For decades, there have been concerns that the participation of young people in Anzac Day events has injected a carnival element into what is traditionally a solemn occasion. The change was highlighted by a rock concert-style performance at the 2005 Anzac Cove commemoration during which attendees drank and slept between headstones. After the event the site was left strewn with rubbish.[96][97][98] In 2013, historian Jonathan King expressed concern about the rising popularity of Anzac Day, arguing that "escalating commercial pressures threaten to turn the centenary [of the landing at Gallipoli] into a Big Day Out."[99]
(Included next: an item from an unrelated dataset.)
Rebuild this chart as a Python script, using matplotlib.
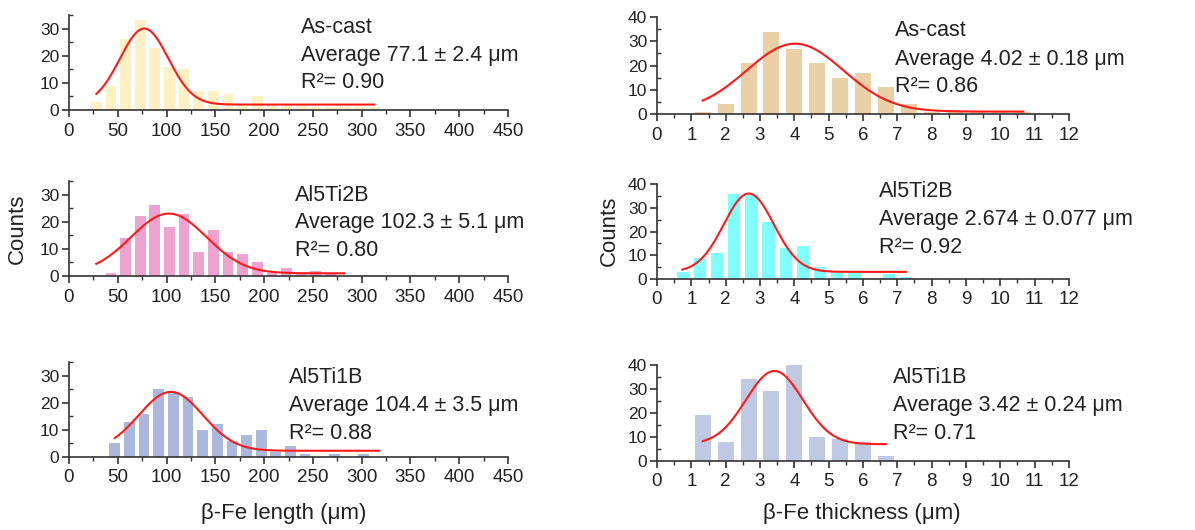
import numpy as np
import matplotlib.pyplot as plt
from matplotlib.ticker import MultipleLocator

plt.rcParams['font.family'] = ['Liberation Sans', 'DejaVu Sans']

# ---- length histograms (um) ----
len_cast_x = [28, 43, 58, 73, 88, 103, 118, 133, 148, 163, 178, 193, 208, 223, 238, 253, 268, 283, 298, 313]
len_cast_y = [3, 9, 26, 33, 23, 16, 15, 7, 7, 6, 2, 5, 2, 2, 2, 1, 1, 1, 1, 1]
len_ti2b_x = [43, 58, 73, 88, 103, 118, 133, 148, 163, 178, 193, 208, 223, 238, 253, 268]
len_ti2b_y = [1, 14, 22, 26, 18, 23, 9, 17, 9, 8, 5, 1, 3, 1, 2, 1]
len_ti1b_x = [47, 62, 77, 92, 107, 122, 137, 152, 167, 182, 197, 212, 227, 242, 257, 272, 287, 302]
len_ti1b_y = [5, 13, 16, 25, 24, 22, 10, 12, 6, 8, 10, 2, 4, 1, 0, 1, 0, 1]

# ---- thickness histograms (um) ----
thk_cast_x = [1.33, 2.0, 2.67, 3.33, 4.0, 4.67, 5.33, 6.0, 6.67, 7.33, 8.0, 8.67, 9.33, 10.0, 10.67]
thk_cast_y = [1, 4, 21, 34, 27, 21, 15, 17, 11, 4, 1, 1, 1, 1, 1]
thk_ti2b_x = [0.75, 1.25, 1.75, 2.25, 2.75, 3.25, 3.75, 4.25, 4.75, 5.25, 5.75, 6.25, 6.75, 7.25]
thk_ti2b_y = [3, 9, 11, 36, 36, 24, 13, 14, 5, 3, 3, 0, 2, 1]
thk_ti1b_x = [1.33, 2.0, 2.67, 3.33, 4.0, 4.67, 5.33, 6.0, 6.67]
thk_ti1b_y = [19, 8, 34, 29, 40, 10, 9, 8, 2]

# Gaussian fit parameters: (xc, amplitude, sigma, offset, x_start, x_end)
fit_len_cast = (77.1, 28, 24.8, 2.0, 28, 313)
fit_len_ti2b = (102.3, 22, 38.7, 1.0, 28, 282)
fit_len_ti1b = (104.4, 21.7, 32.8, 2.3, 47, 318)
fit_thk_cast = (4.02, 28, 1.41, 1.0, 1.33, 10.67)
fit_thk_ti2b = (2.674, 33, 0.73, 3.0, 0.74, 7.25)
fit_thk_ti1b = (3.42, 30.5, 0.83, 7.0, 1.33, 6.67)

labels_len = [["As-cast", "Average 77.1 ± 2.4 μm", "R²= 0.90"],
              ["Al5Ti2B", "Average 102.3 ± 5.1 μm", "R²= 0.80"],
              ["Al5Ti1B", "Average 104.4 ± 3.5 μm", "R²= 0.88"]]
labels_thk = [["As-cast", "Average 4.02 ± 0.18 μm", "R²= 0.86"],
              ["Al5Ti2B", "Average 2.674 ± 0.077 μm", "R²= 0.92"],
              ["Al5Ti1B", "Average 3.42 ± 0.24 μm", "R²= 0.71"]]

W, H = 1195, 530
fig = plt.figure(figsize=(W / 100, H / 100), dpi=100)


def px_axes(left, top, right, bottom):
    return fig.add_axes([left / W, 1 - bottom / H, (right - left) / W, (bottom - top) / H])


def style(ax, xmax, xmaj, ymax, ymaj):
    ax.set_xlim(0, xmax)
    ax.set_ylim(0, ymax)
    ax.xaxis.set_major_locator(MultipleLocator(xmaj))
    ax.xaxis.set_minor_locator(MultipleLocator(xmaj / 2))
    ax.yaxis.set_major_locator(MultipleLocator(ymaj))
    ax.yaxis.set_minor_locator(MultipleLocator(ymaj / 2))
    for s in ["top", "right"]:
        ax.spines[s].set_visible(False)
    for s in ["left", "bottom"]:
        ax.spines[s].set_linewidth(1.2)
        ax.spines[s].set_color("#333333")
    ax.tick_params(which="major", direction="out", length=5, width=1.2,
                   colors="#333333", labelcolor="#222222", pad=3)
    ax.tick_params(axis="x", which="major", labelsize=13.5, pad=4)
    ax.tick_params(axis="y", which="major", labelsize=12.5, pad=2)
    ax.tick_params(axis="x", which="minor", direction="out", length=3, width=1.0, colors="#333333")
    ax.tick_params(axis="y", which="minor", direction="in", length=3, width=1.0, colors="#333333")


def draw(ax, x, y, width, color, fit):
    ax.bar(x, y, width=width, color=color, zorder=2)
    xc, a, s, y0, x0, x1 = fit
    xs = np.linspace(x0, x1, 300)
    ax.plot(xs, y0 + a * np.exp(-(xs - xc) ** 2 / (2 * s ** 2)), color="#ff1a1a", lw=1.5, zorder=3)


# left column (length)
ax1 = px_axes(69, 15, 508, 110)
ax2 = px_axes(69, 181, 508, 276)
ax3 = px_axes(69, 362, 508, 457)
draw(ax1, len_cast_x, len_cast_y, 11, "#fff1c4", fit_len_cast)
draw(ax2, len_ti2b_x, len_ti2b_y, 11, "#eea2d0", fit_len_ti2b)
draw(ax3, len_ti1b_x, len_ti1b_y, 11, "#a9b8dc", fit_len_ti1b)
for ax in (ax1, ax2, ax3):
    style(ax, 450, 50, 35, 10)

# right column (thickness)
ax4 = px_axes(657, 17, 1069, 114)
ax5 = px_axes(657, 184, 1069, 279)
ax6 = px_axes(657, 365, 1069, 461)
draw(ax4, thk_cast_x, thk_cast_y, 0.47, "#e9d0a6", fit_thk_cast)
draw(ax5, thk_ti2b_x, thk_ti2b_y, 0.36, "#80ffff", fit_thk_ti2b)
draw(ax6, thk_ti1b_x, thk_ti1b_y, 0.47, "#bfc9e3", fit_thk_ti1b)
for ax in (ax4, ax5, ax6):
    style(ax, 12, 1, 40, 10)

# annotation blocks: (x px, baselines px)
text_pos = [(301, [33, 61, 88]), (295, [201, 228, 256]), (289, [383, 411, 439]),
            (895, [36, 65, 92]), (879, [197, 225, 253]), (893, [383, 411, 439])]
for (tx, bases), lines in zip(text_pos, labels_len + labels_thk):
    for b, line in zip(bases, lines):
        fig.text(tx / W, 1 - b / H, line, fontsize=15.5, color="#222222", va="baseline", ha="left")

fig.text(17 / W, 1 - 229 / H, "Counts", fontsize=16, rotation=90, va="center", ha="center", color="#222222")
fig.text(609 / W, 1 - 231 / H, "Counts", fontsize=16, rotation=90, va="center", ha="center", color="#222222")
fig.text(284 / W, 1 - 514 / H, "β-Fe length (μm)", fontsize=16, va="center", ha="center", color="#222222")
fig.text(862 / W, 1 - 514 / H, "β-Fe thickness (μm)", fontsize=16, va="center", ha="center", color="#222222")

fig.savefig("out.png", dpi=100)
Insufficient remembrance of the contribution of New Zealand

Other criticisms have revolved around a perceived overzealousness in Australian attachment to the event, either from participants unaware of the loss or when the focus is at the expense of remembrance of the contribution of New Zealand.[99] In 2005, then Prime Minister John Howard was criticised for shunning the New Zealand Anzac ceremony at Gallipoli,[100] preferring instead to spend his morning at a barbecue on the beach with Australian soldiers. In 2009, New Zealand historians noted that some Australian children were unaware that New Zealand was a part of ANZAC.[101] In 2012 a New Zealand journalist caused controversy following comments that Australian World War I soldiers were bludgers and thieves.[102]